AIM: Without the pictures, extract every line from the start of the material to the line containing "import seaborn as sns", both ends included.

—————

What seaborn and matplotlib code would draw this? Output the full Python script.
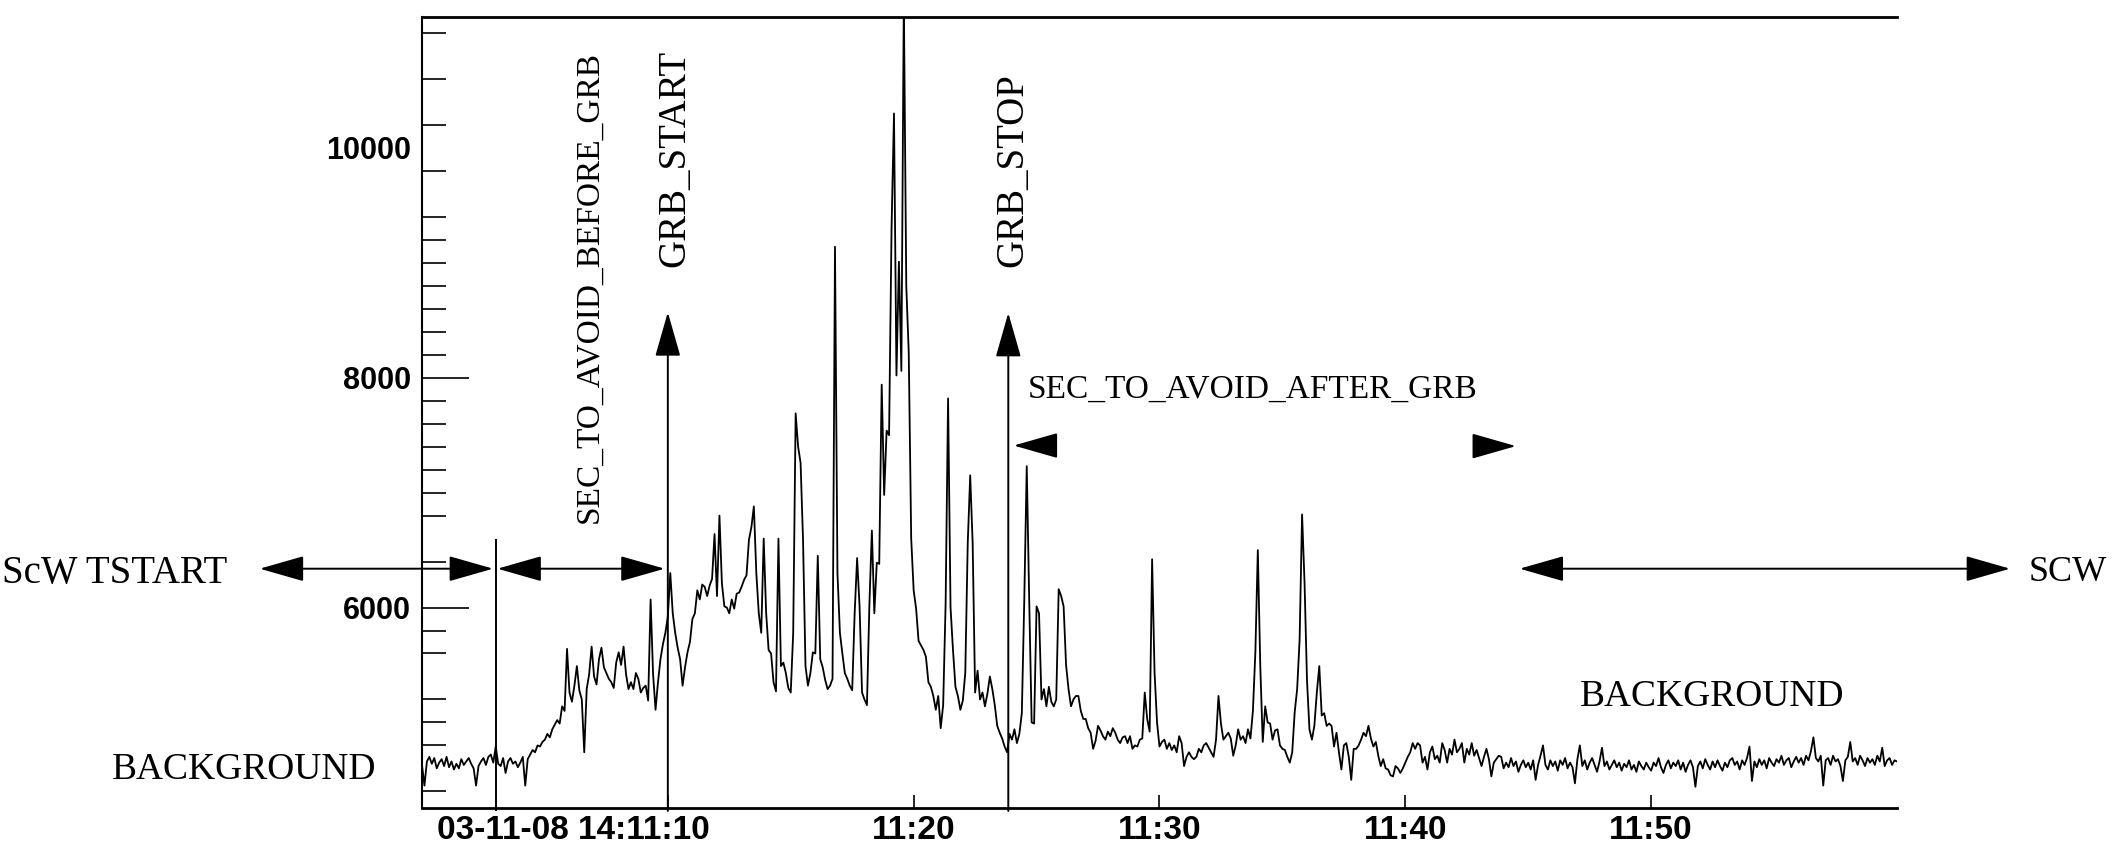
import numpy as np
import pandas as pd
import matplotlib
matplotlib.use("Agg")
import matplotlib.pyplot as plt
import matplotlib.transforms as mtransforms
import seaborn as sns

# ---------------- data (light curve, 0.1-min bins starting 11:00) ----------------
bin_start_min = 0.0
bin_width_min = 0.1
counts = [
    4630, 4450, 4660, 4700, 4640, 4690, 4600, 4650, 4680, 4620,
    4700, 4610, 4660, 4590, 4640, 4600, 4680, 4630, 4660, 4690,
    4640, 4600, 4450, 4620, 4660, 4690, 4630, 4700, 4720, 4650,
    4790, 4640, 4620, 4690, 4560, 4660, 4690, 4640, 4660, 4610,
    4650, 4700, 4450, 4680, 4720, 4760, 4740, 4800, 4790, 4830,
    4850, 4900, 4870, 4940, 4980, 5020, 4990, 5140, 5100, 5640,
    5260, 5180, 5320, 5490, 5280, 5200, 4740, 5290, 5420, 5660,
    5400, 5330, 5550, 5650, 5480, 5430, 5380, 5350, 5300, 5520,
    5610, 5500, 5660, 5420, 5290, 5350, 5290, 5430, 5380, 5260,
    5300, 5320, 5190, 6070, 5420, 5110, 5350, 5550, 5680, 5780,
    5920, 6300, 5950, 5780, 5650, 5550, 5320, 5480, 5610, 5700,
    5900, 5950, 6150, 6070, 6200, 6180, 6100, 6190, 6250, 6640,
    6100, 6800, 6210, 6010, 6000, 5950, 6070, 5990, 6120, 6130,
    6180, 6240, 6280, 6590, 6700, 6880, 6300, 5950, 5780, 6600,
    5950, 5630, 5600, 5350, 5270, 6600, 5490, 5520, 5430, 5300,
    5260, 5780, 7690, 7400, 7260, 6590, 5490, 5320, 5430, 5610,
    5600, 6450, 5550, 5480, 5370, 5290, 5320, 5380, 9140, 6300,
    5780, 5600, 5430, 5380, 5320, 5280, 5950, 6430, 6010, 5260,
    5200, 5150, 6030, 6670, 5950, 6390, 6380, 7940, 6980, 7540,
    7500, 9290, 10300, 8020, 9010, 8060, 11300, 8800, 8220, 6600,
    6150, 5990, 5710, 5670, 5630, 5570, 5350, 5310, 5230, 5110,
    5230, 4950, 5150, 6030, 7820, 6000, 5630, 5310, 5230, 5110,
    5190, 5430, 6560, 7150, 6560, 5260, 5450, 5200, 5260, 5140,
    5250, 5400, 5290, 5150, 4970, 4910, 4860, 4790, 4740, 4900,
    4850, 4940, 4820, 4900, 5080, 6070, 7230, 6070, 5000, 4990,
    6010, 5950, 5200, 5290, 5140, 5310, 5180, 5140, 5200, 6160,
    6100, 6010, 5500, 5290, 5140, 5200, 5230, 5230, 5100, 5030,
    5030, 4950, 4910, 4770, 4840, 4970, 4930, 4880, 4850, 4920,
    4880, 4950, 4910, 4850, 4820, 4870, 4880, 4820, 4880, 4770,
    4800, 4790, 4850, 4860, 5260, 5030, 4920, 6420, 5430, 5000,
    4790, 4830, 4850, 4770, 4820, 4760, 4800, 4740, 4880, 4820,
    4620, 4700, 4740, 4700, 4680, 4700, 4770, 4740, 4800, 4820,
    4780, 4740, 4700, 4850, 5230, 4990, 4850, 4880, 4910, 4860,
    4710, 4800, 4940, 4850, 4880, 4820, 4940, 4860, 5100, 5610,
    6500, 5490, 4830, 5140, 5000, 4990, 4850, 4930, 4940, 4800,
    4770, 4760, 4700, 4650, 4740, 5090, 5290, 5720, 6810, 6220,
    5370, 4940, 4850, 4970, 5260, 5490, 5060, 5080, 4970, 4990,
    4970, 4790, 4910, 4740, 4590, 4800, 4820, 4700, 4500, 4770,
    4770, 4800, 4850, 4910, 4880, 4970, 4860, 4790, 4830, 4710,
    4620, 4680, 4600, 4590, 4540, 4530, 4620, 4600, 4560, 4600,
    4650, 4700, 4740, 4820, 4770, 4820, 4800, 4650, 4700, 4590,
    4740, 4790, 4680, 4710, 4650, 4820, 4760, 4650, 4770, 4720,
    4850, 4740, 4770, 4820, 4650, 4770, 4720, 4820, 4710, 4760,
    4690, 4620, 4700, 4770, 4680, 4530, 4650, 4680, 4710, 4700,
    4600, 4650, 4610, 4690, 4620, 4660, 4570, 4630, 4670, 4610,
    4650, 4590, 4670, 4500, 4630, 4710, 4800, 4630, 4590, 4670,
    4620, 4660, 4580, 4670, 4630, 4690, 4600, 4650, 4610, 4470,
    4680, 4800, 4620, 4670, 4590, 4650, 4690, 4630, 4570, 4660,
    4780, 4620, 4660, 4590, 4630, 4670, 4610, 4650, 4580, 4640,
    4610, 4670, 4590, 4630, 4570, 4660, 4620, 4590, 4650, 4610,
    4580, 4650, 4620, 4690, 4610, 4560, 4630, 4670, 4600, 4650,
    4620, 4670, 4590, 4650, 4570, 4630, 4670, 4610, 4440, 4620,
    4660, 4600, 4680, 4630, 4590, 4660, 4610, 4670, 4620, 4580,
    4650, 4610, 4670, 4690, 4630, 4660, 4590, 4670, 4630, 4690,
    4790, 4490, 4660, 4610, 4680, 4630, 4670, 4600, 4690, 4650,
    4620, 4680, 4650, 4710, 4630, 4670, 4690, 4610, 4660, 4700,
    4650, 4690, 4630, 4710, 4670, 4750, 4870, 4690, 4660, 4710,
    4450, 4670, 4690, 4630, 4710, 4660, 4680, 4620, 4490, 4670,
    4700, 4830, 4660, 4690, 4630, 4710, 4670, 4620, 4690, 4650,
    4680, 4630, 4710, 4660, 4780, 4620, 4670, 4690, 4630, 4670,
    4660,
]

x_tick_minutes = [10, 20, 30, 40, 50]
x_tick_labels = ["03-11-08 14:11:10", "11:20", "11:30", "11:40", "11:50"]
y_major_ticks = [6000, 8000, 10000]
y_major_labels = ["6000", "8000", "10000"]
y_minor_ticks = [4400, 4800, 5000, 5200, 5600, 5800, 6400, 6800, 7000, 7200,
                 7400, 7600, 7800, 8200, 8400, 8600, 8800, 9000, 9200, 9400,
                 9800, 10200, 10600, 11000]

# event times (minutes after 11:00)
scw_marker_min = 3.03
grb_start_min = 10.0
grb_stop_min = 23.85

# ---------------- figure ----------------
sns.set_theme(style="white")
plt.rcParams['font.family'] = ['Liberation Sans', 'DejaVu Sans']
serif = ['Liberation Serif', 'DejaVu Serif']

fig = plt.figure(figsize=(21.18, 8.5), dpi=100, facecolor="white")
ax = fig.add_axes([0.19924, 0.04941, 0.69641, 0.93059])
ax.set_facecolor("white")

minutes = bin_start_min + bin_width_min * np.arange(len(counts))
df = pd.DataFrame({"minutes": minutes, "counts": counts})
sns.lineplot(data=df, x="minutes", y="counts", ax=ax, color="black",
             linewidth=1.3, estimator=None, sort=False)

ax.set_xlim(0, 60)
ax.set_ylim(4255, 11140)
ax.set_xlabel("")
ax.set_ylabel("")

for side in ["top", "bottom", "left"]:
    ax.spines[side].set_visible(True)
    ax.spines[side].set_color("black")
ax.spines["top"].set_linewidth(2.0)
ax.spines["bottom"].set_linewidth(2.0)
ax.spines["left"].set_linewidth(1.5)
ax.spines["right"].set_visible(False)

ax.set_xticks(x_tick_minutes)
ax.set_xticklabels(x_tick_labels)
ax.set_yticks(y_major_ticks)
ax.set_yticklabels(y_major_labels)
ax.set_yticks(y_minor_ticks, minor=True)
ax.tick_params(axis='x', which='major', direction='in', length=9.5, width=1.2,
               pad=5, labelsize=24, colors='black', bottom=True, top=False)
ax.tick_params(axis='x', which='minor', bottom=False, top=False)
ax.tick_params(axis='y', which='major', direction='in', length=34, width=1.2,
               pad=8, labelsize=22, colors='black', left=True, right=False)
ax.tick_params(axis='y', which='minor', direction='in', length=17.6, width=1.2,
               colors='black', left=True, right=False)
for lbl in ax.get_xticklabels() + ax.get_yticklabels():
    lbl.set_fontweight('bold')
ax.yaxis.get_major_ticks()[2].tick1line.set_visible(False)

# first x label: "11:10" part centred on its tick
renderer = fig.canvas.get_renderer()
tmp = fig.text(0, 0, "11:10", fontsize=24, fontweight='bold')
half_w = tmp.get_window_extent(renderer).width / 2.0
tmp.remove()
first = ax.xaxis.get_major_ticks()[0].label1
first.set_horizontalalignment('right')
first.set_transform(first.get_transform() +
                    mtransforms.ScaledTranslation(half_w / fig.dpi, 0, fig.dpi_scale_trans))

# ---------------- annotations ----------------
head = "head_length=2.8,head_width=0.8"
akw = dict(color='black', lw=1.4, shrinkA=0, shrinkB=0, mutation_scale=10)
line_y = 6338

ax.annotate("", xy=(-6.6, line_y), xytext=(2.89, line_y),
            arrowprops=dict(arrowstyle="<|-|>," + head, **akw), annotation_clip=False)
ax.annotate("", xy=(3.07, line_y), xytext=(9.87, line_y),
            arrowprops=dict(arrowstyle="<|-|>," + head, **akw), annotation_clip=False)
ax.annotate("", xy=(44.65, line_y), xytext=(64.6, line_y),
            arrowprops=dict(arrowstyle="<|-|>," + head, **akw), annotation_clip=False)

# SEC_TO_AVOID_AFTER arrowheads
ax.annotate("", xy=(24.07, 7410), xytext=(25.62, 7410),
            arrowprops=dict(arrowstyle="-|>," + head, **akw), annotation_clip=False)
ax.annotate("", xy=(44.5, 7405), xytext=(42.95, 7405),
            arrowprops=dict(arrowstyle="-|>," + head, **akw), annotation_clip=False)

# GRB start / stop vertical arrows
ax.annotate("", xy=(grb_start_min, 8570), xytext=(grb_start_min, 4230),
            arrowprops=dict(arrowstyle="-|>," + head, **akw), annotation_clip=False)
ax.annotate("", xy=(grb_stop_min, 8564), xytext=(grb_stop_min, 4230),
            arrowprops=dict(arrowstyle="-|>," + head, **akw), annotation_clip=False)

ax.vlines(scw_marker_min, 4230, 6597, color='black', lw=1.4, clip_on=False)

ax.text(-17.09, line_y, "ScW TSTART", ha='left', va='center_baseline',
        fontsize=28, family=serif, color='black', clip_on=False)
ax.text(65.35, line_y, "SCW", ha='left', va='center_baseline',
        fontsize=26, family=serif, color='black', clip_on=False)
ax.text(-7.24, 4620, "BACKGROUND", ha='center', va='center_baseline',
        fontsize=27, family=serif, color='black', clip_on=False)
ax.text(52.48, 5260, "BACKGROUND", ha='center', va='center_baseline',
        fontsize=27, family=serif, color='black')
ax.text(6.68, 6739, "SEC_TO_AVOID_BEFORE_GRB", rotation=90, rotation_mode='anchor',
        ha='left', va='center_baseline', fontsize=24, family=serif, color='black')
ax.text(10.12, 8965, "GRB_START", rotation=90, rotation_mode='anchor',
        ha='left', va='center_baseline', fontsize=28, family=serif, color='black')
ax.text(grb_stop_min, 8965, "GRB_STOP", rotation=90, rotation_mode='anchor',
        ha='left', va='center_baseline', fontsize=28, family=serif, color='black')
ax.text(24.66, 7924, "SEC_TO_AVOID_AFTER_GRB", ha='left', va='center_baseline',
        fontsize=24, family=serif, color='black')

fig.savefig("out.png", dpi=100, facecolor="white")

—————

SOLUTION FOR THIS EXERCISE:
What seaborn and matplotlib code would draw this? Output the full Python script.
import numpy as np
import pandas as pd
import matplotlib
matplotlib.use("Agg")
import matplotlib.pyplot as plt
import matplotlib.transforms as mtransforms
import seaborn as sns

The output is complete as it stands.